A shorter adapted blog entry from an article that will appear in the Storyteller magazine later this year produced by ISC’s friends at The US based National Storytelling Network (NSN). I would like to dedicate this entry to Len George, my childhood elementary school head teacher.
I remember being quite a handful for my elders when I was a child. I was constantly getting into trouble, causing disruption and annoying my teachers. I was unable to sit still in class or to cooperate in school assemblies. That was until my head teacher, Mr. George, began to tell stories. Mr. George would tell us tales that came from ancient folk traditions around the world and stories that came from his own lifetime. Through the art of storytelling, he sparked my imagination and inspired the dreamer in me. His stories transported me from the small, southern English town in which I was born to a world that was much bigger.
One day he told us about the inspirational life of one of his peers. That man was Nelson Mandela. At that time Mandela was still imprisoned on Robin Island in South Africa by the apartheid regime. This was the first I had heard of Mandela—a man whose life story inspires my life and work every day.
The stories that Mr. George told us helped us travel across time and space, to understand that a much bigger world was out there and that we could be part of it. His stories helped me shape a personal sense of who I was—as a child of Ugandan-Asian Refugees.

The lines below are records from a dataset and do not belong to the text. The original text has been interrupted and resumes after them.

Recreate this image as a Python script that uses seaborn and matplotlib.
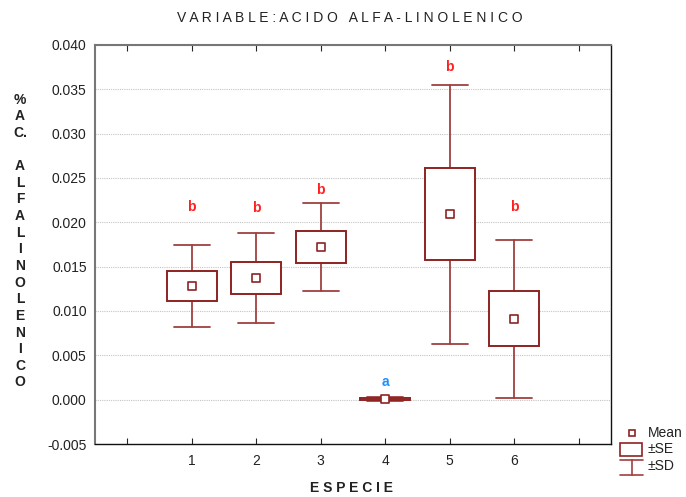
import numpy as np
import pandas as pd
import matplotlib
matplotlib.use("Agg")
import matplotlib.pyplot as plt
import seaborn as sns
from matplotlib.patches import Rectangle
from matplotlib.lines import Line2D

especie = [1, 2, 3, 4, 5, 6]
mean = [0.0128, 0.0137, 0.0172, 0.0001, 0.0209, 0.0091]
se = [0.0017, 0.0018, 0.0018, 0.0001, 0.0052, 0.0031]
sd = [0.0046, 0.0051, 0.0050, 0.0002, 0.0146, 0.0089]
letters = ["b", "b", "b", "a", "b", "b"]
letter_y = [0.0217, 0.0216, 0.0237, 0.0020, 0.0375, 0.0217]
letter_colors = ["#ff2020", "#ff2020", "#ff2020", "#1e90ff", "#ff2020", "#ff2020"]
yticks = [-0.005, 0.000, 0.005, 0.010, 0.015, 0.020, 0.025, 0.030, 0.035, 0.040]
legend_labels = ["Mean", "\u00b1SE", "\u00b1SD"]

df = pd.DataFrame({"especie": especie, "mean": mean, "se": se, "sd": sd})

sns.set_style("white")
plt.rcParams['font.family'] = ['Liberation Sans', 'DejaVu Sans']

W, H = 686, 497
fig = plt.figure(figsize=(W/100, H/100), dpi=100)
ax = fig.add_axes([95/W, 1-444/H, (611-95)/W, (444-45)/H])

box_col = "#8e2323"
wh_col = "#a04040"
box_w = 0.78
cap_w = 0.56

for _, r in df.iterrows():
    x, m, s, d = r["especie"], r["mean"], r["se"], r["sd"]
    ax.plot([x, x], [m + s, m + d], color=wh_col, lw=1.3, zorder=2)
    ax.plot([x, x], [m - s, m - d], color=wh_col, lw=1.3, zorder=2)
    ax.plot([x - cap_w/2, x + cap_w/2], [m + d, m + d], color=wh_col, lw=1.3, zorder=2)
    ax.plot([x - cap_w/2, x + cap_w/2], [m - d, m - d], color=wh_col, lw=1.3, zorder=2)
    ax.add_patch(Rectangle((x - box_w/2, m - s), box_w, 2*s, facecolor="white",
                           edgecolor=box_col, lw=1.4, zorder=3))

sns.scatterplot(data=df, x="especie", y="mean", marker="s", s=28, facecolor="white",
                edgecolor=box_col, linewidth=1.2, ax=ax, zorder=4, legend=False)

for x, ly, t, c in zip(especie, letter_y, letters, letter_colors):
    ax.text(x, ly, t, color=c, fontsize=10, fontweight="bold",
            ha="center", va="center")

ax.set_xlim(-0.5, 7.5)
ax.set_ylim(-0.005, 0.040)
ax.set_xticks(range(0, 8))
ax.set_xticklabels(["", "1", "2", "3", "4", "5", "6", ""])
ax.set_yticks(yticks)
ax.set_yticklabels([f"{v:.3f}" for v in yticks])
ax.tick_params(axis="x", direction="in", length=4, top=True, bottom=True,
               labelsize=10, labelcolor="#222222", pad=7)
ax.tick_params(axis="y", length=0, labelsize=10, labelcolor="#222222", pad=6)
ax.yaxis.grid(True, color="#c4c4c4", linestyle=(0, (1, 1)), lw=0.8)
ax.set_axisbelow(True)
for side in ["left", "top"]:
    ax.spines[side].set_color("#777777")
    ax.spines[side].set_linewidth(1.5)
for side in ["right", "bottom"]:
    ax.spines[side].set_color("#111111")
    ax.spines[side].set_linewidth(1.0)
ax.set_xlabel("")
ax.set_ylabel("")

fig.text(350/W, 1-18/H, "V A R I A B L E : A C I D O   A L F A - L I N O L E N I C O",
         ha="center", va="center", fontsize=10, color="#222222")
fig.text(352/W, 1-488/H, "E S P E C I E", ha="center", va="center",
         fontsize=10, fontweight="bold", color="#222222")
ylab = "%\nA\nC.\n\nA\nL\nF\nA\nL\nI\nN\nO\nL\nE\nN\nI\nC\nO"
fig.text(20/W, 1-241/H, ylab, ha="center", va="center", fontsize=10,
         fontweight="bold", color="#222222", linespacing=1.24)

# legend drawn in figure pixel coordinates
def fx(px):
    return px / W
def fy(py):
    return 1 - py / H

fig.add_artist(Line2D([fx(632)], [fy(433)], marker="s", markersize=5,
                      markerfacecolor="white", markeredgecolor=box_col,
                      markeredgewidth=1.2, ls="none", transform=fig.transFigure))
fig.add_artist(Rectangle((fx(620), fy(456)), fx(642) - fx(620), fy(443) - fy(456),
                         facecolor="white", edgecolor=box_col, lw=1.2,
                         transform=fig.transFigure))
for seg in [((620, 643), (460, 460)), ((620, 643), (475, 475)), ((632, 632), (460, 475))]:
    fig.add_artist(Line2D([fx(v) for v in seg[0]], [fy(v) for v in seg[1]],
                          color=wh_col, lw=1.2, transform=fig.transFigure))
for lab, py in zip(legend_labels, [433, 449, 466]):
    fig.text(fx(648), fy(py), lab, ha="left", va="center", fontsize=10, color="#222222")

fig.savefig("out.png", dpi=100)
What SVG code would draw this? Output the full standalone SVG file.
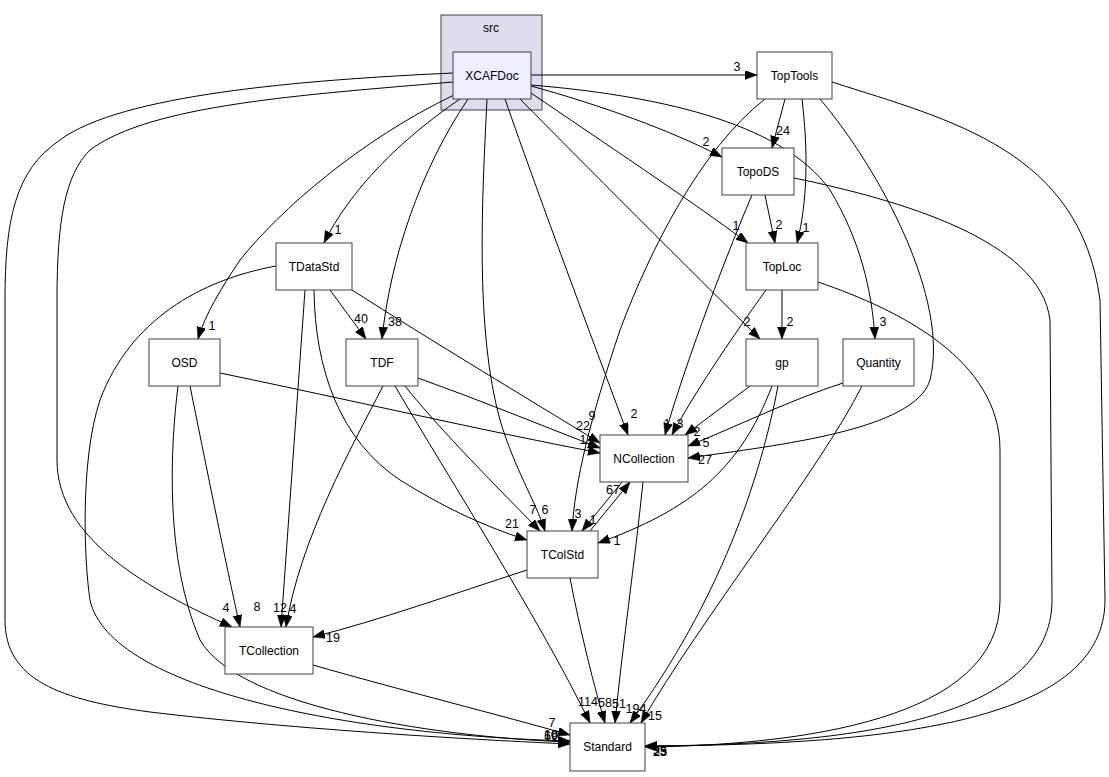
<svg xmlns="http://www.w3.org/2000/svg" width="1109" height="777" viewBox="0 0 1109 777">
<style>
.n rect{fill:#ffffff;stroke:#404040;stroke-width:1}
.t{font-family:"Liberation Sans",Arial,sans-serif;font-size:12px;fill:#000;text-anchor:middle}
.e path{fill:none;stroke:#000;stroke-width:1;marker-end:url(#ah)}
.l{font-family:"Liberation Sans",Arial,sans-serif;font-size:12.5px;fill:#000;text-anchor:middle}
</style>
<defs>
<marker id="ah" markerUnits="userSpaceOnUse" markerWidth="13" markerHeight="10" refX="12" refY="4.5" orient="auto">
<path d="M0,0 L12,4.5 L0,9 z" fill="#000" stroke="#000" stroke-width="0.5"/>
</marker>
</defs>
<rect width="1109" height="777" fill="#ffffff"/>
<g id="cluster_src">
<rect x="441" y="15" width="101" height="95" fill="#ddddee" stroke="#404040"/>
<text class="t" x="491" y="32">src</text>
</g>
<g id="connectors" class="e">
<path d="M531,75 L757,75"/>
<path d="M531,86 C600,105 670,130 722,157"/>
<path d="M531,93 C600,140 690,200 748,243"/>
<path d="M520,99 C580,160 690,270 760,339"/>
<path d="M505,99 C540,200 600,360 628,435"/>
<path d="M487,99 C482,200 475,330 500,420 C515,470 535,500 545,531"/>
<path d="M468,99 C420,170 390,260 382,339"/>
<path d="M460,99 C400,140 350,190 324,243"/>
<path d="M454,95 C360,140 280,210 240,260 C220,290 205,315 198,339"/>
<path d="M531,85 C650,95 780,120 830,190 C860,240 872,290 875,339"/>
<path d="M453,82 C300,95 150,105 90,150 C65,175 57,220 57,300 L57,460 C57,540 150,590 232,627"/>
<path d="M453,73 C300,80 120,95 60,140 C15,170 5,220 5,300 L5,620 C5,680 60,700 150,712 C300,730 480,740 570,744"/>
<path d="M785,99 L772,148"/>
<path d="M802,99 C808,150 808,200 797,243"/>
<path d="M765,99 C700,150 650,250 620,330 C590,420 575,480 572,531"/>
<path d="M820,99 C880,170 950,300 930,380 C915,430 780,445 688,458"/>
<path d="M832,82 C950,120 1080,150 1100,300 L1105,600 C1105,720 900,745 645,746"/>
<path d="M765,195 L775,243"/>
<path d="M752,195 C720,270 680,380 665,435"/>
<path d="M794,178 C900,200 1040,240 1050,320 L1052,600 C1052,720 850,745 645,746"/>
<path d="M782,290 L782,339"/>
<path d="M766,290 C730,340 690,400 672,435"/>
<path d="M818,282 C900,310 1000,360 1000,450 L1000,600 C1000,720 800,745 645,747"/>
<path d="M750,386 L685,435"/>
<path d="M772,386 C740,470 690,510 598,543"/>
<path d="M778,386 C760,480 720,600 630,723"/>
<path d="M843,383 C790,400 740,425 688,446"/>
<path d="M862,386 C820,470 700,620 641,723"/>
<path d="M330,290 L366,339"/>
<path d="M352,290 C430,340 530,400 600,443"/>
<path d="M314,290 C315,370 340,440 400,480 C440,505 480,525 527,540"/>
<path d="M305,290 L281,627"/>
<path d="M276,266 C200,280 130,320 100,400 C80,460 84,560 90,600 C110,690 350,735 570,741"/>
<path d="M418,378 C480,400 540,425 600,448"/>
<path d="M405,386 C440,430 500,490 540,531"/>
<path d="M383,386 C350,450 300,540 286,627"/>
<path d="M395,386 C450,480 540,620 590,723"/>
<path d="M220,373 C350,400 480,430 600,453"/>
<path d="M190,386 C205,460 225,560 240,627"/>
<path d="M178,386 C170,450 165,560 200,640 C240,710 450,738 570,742"/>
<path d="M622,482 L582,531"/>
<path d="M590,531 L630,482"/>
<path d="M643,482 C635,560 622,650 615,723"/>
<path d="M527,570 C450,595 380,620 313,637"/>
<path d="M570,578 C580,630 595,690 605,723"/>
<path d="M313,665 C400,690 500,715 570,735"/>
</g>
<g id="edge_labels">
<text class="l" x="737" y="71">3</text>
<text class="l" x="706" y="146">2</text>
<text class="l" x="736" y="230">1</text>
<text class="l" x="747" y="326">2</text>
<text class="l" x="634" y="418">2</text>
<text class="l" x="545" y="514">6</text>
<text class="l" x="395" y="326">38</text>
<text class="l" x="338" y="234">1</text>
<text class="l" x="212" y="330">1</text>
<text class="l" x="883" y="326">3</text>
<text class="l" x="226" y="612">4</text>
<text class="l" x="783" y="135">24</text>
<text class="l" x="806" y="232">1</text>
<text class="l" x="578" y="518">3</text>
<text class="l" x="705" y="464">27</text>
<text class="l" x="779" y="229">2</text>
<text class="l" x="667" y="428">1</text>
<text class="l" x="790" y="326">2</text>
<text class="l" x="680" y="428">3</text>
<text class="l" x="697" y="436">2</text>
<text class="l" x="617" y="545">1</text>
<text class="l" x="636" y="713">194</text>
<text class="l" x="706" y="447">5</text>
<text class="l" x="655" y="720">15</text>
<text class="l" x="361" y="323">40</text>
<text class="l" x="592" y="420">9</text>
<text class="l" x="512" y="528">21</text>
<text class="l" x="280" y="612">12</text>
<text class="l" x="583" y="430">22</text>
<text class="l" x="533" y="514">7</text>
<text class="l" x="293" y="613">4</text>
<text class="l" x="588" y="706">114</text>
<text class="l" x="583" y="444">1</text>
<text class="l" x="257" y="611">8</text>
<text class="l" x="593" y="524">1</text>
<text class="l" x="613" y="494">67</text>
<text class="l" x="619" y="708">51</text>
<text class="l" x="333" y="642">19</text>
<text class="l" x="605" y="707">58</text>
<text class="l" x="552" y="727">7</text>
<text class="l" x="551" y="739">10</text>
<text class="l" x="551" y="739">16</text>
<text class="l" x="551" y="740">69</text>
<text class="l" x="660" y="756">23</text>
<text class="l" x="660" y="756">25</text>
<text class="l" x="660" y="755">35</text>
</g>
<g id="XCAFDoc" class="n"><rect x="453" y="52" width="78" height="47" style="fill:#eeeeff"/><text class="t" x="492" y="80">XCAFDoc</text></g>
<g id="TopTools" class="n"><rect x="757" y="52" width="75" height="47"/><text class="t" x="794.5" y="80">TopTools</text></g>
<g id="TopoDS" class="n"><rect x="722" y="148" width="72" height="47"/><text class="t" x="758" y="176">TopoDS</text></g>
<g id="TopLoc" class="n"><rect x="746" y="243" width="72" height="47"/><text class="t" x="782" y="271">TopLoc</text></g>
<g id="TDataStd" class="n"><rect x="276" y="243" width="76" height="47"/><text class="t" x="314" y="271">TDataStd</text></g>
<g id="OSD" class="n"><rect x="149" y="339" width="71" height="47"/><text class="t" x="184.5" y="367">OSD</text></g>
<g id="TDF" class="n"><rect x="346" y="339" width="72" height="47"/><text class="t" x="382" y="367">TDF</text></g>
<g id="gp" class="n"><rect x="746" y="339" width="72" height="47"/><text class="t" x="782" y="367">gp</text></g>
<g id="Quantity" class="n"><rect x="843" y="339" width="71" height="47"/><text class="t" x="878.5" y="367">Quantity</text></g>
<g id="NCollection" class="n"><rect x="600" y="435" width="88" height="47"/><text class="t" x="644" y="463">NCollection</text></g>
<g id="TColStd" class="n"><rect x="527" y="531" width="71" height="47"/><text class="t" x="562.5" y="559">TColStd</text></g>
<g id="TCollection" class="n"><rect x="225" y="627" width="88" height="47"/><text class="t" x="269" y="655">TCollection</text></g>
<g id="Standard" class="n"><rect x="570" y="723" width="75" height="48"/><text class="t" x="607.5" y="751">Standard</text></g>
</svg>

When storytellers of all ilks use their stories to inspire, I believe that we can develop a greater role for storytelling in the world. Through the diversity of all types of storytelling we may come together, embrace the power of our unique art form, and help in our quest to enrich people’s lives. Here and across the world, we can use storytelling to bring people together. Wherever we tell, a festival may also emerge in the hearts of our listeners.
As I look to the future, I think back to the stories that inspired me to realize that I belonged to a world full of stories just waiting to unfold, be created, discovered, and explored. Our appreciation of a greater world opens up pathways by which we may unite as one diverse human family, and realize our full creative potential. Our art form binds, helps to heal and grow our communities. The future of storytelling—indeed, of humanity itself—depends on this connection. In essence, by telling stories we are contributing to building a better world.
There is a saying that the world is like a book and those who do not travel will have only ever read the first page. Mr. George’s tales revealed to me that I was very much a part of this world; that I, too, could pursue my dreams, think critically and imagine a future for myself and others. My personal hope is that we continue to do what we do best and tell stories that enrich people’s lives, help shape the world around us, and continue to inspire the next generation of storytellers and story listeners, just as we ourselves have been inspired to tell our tales.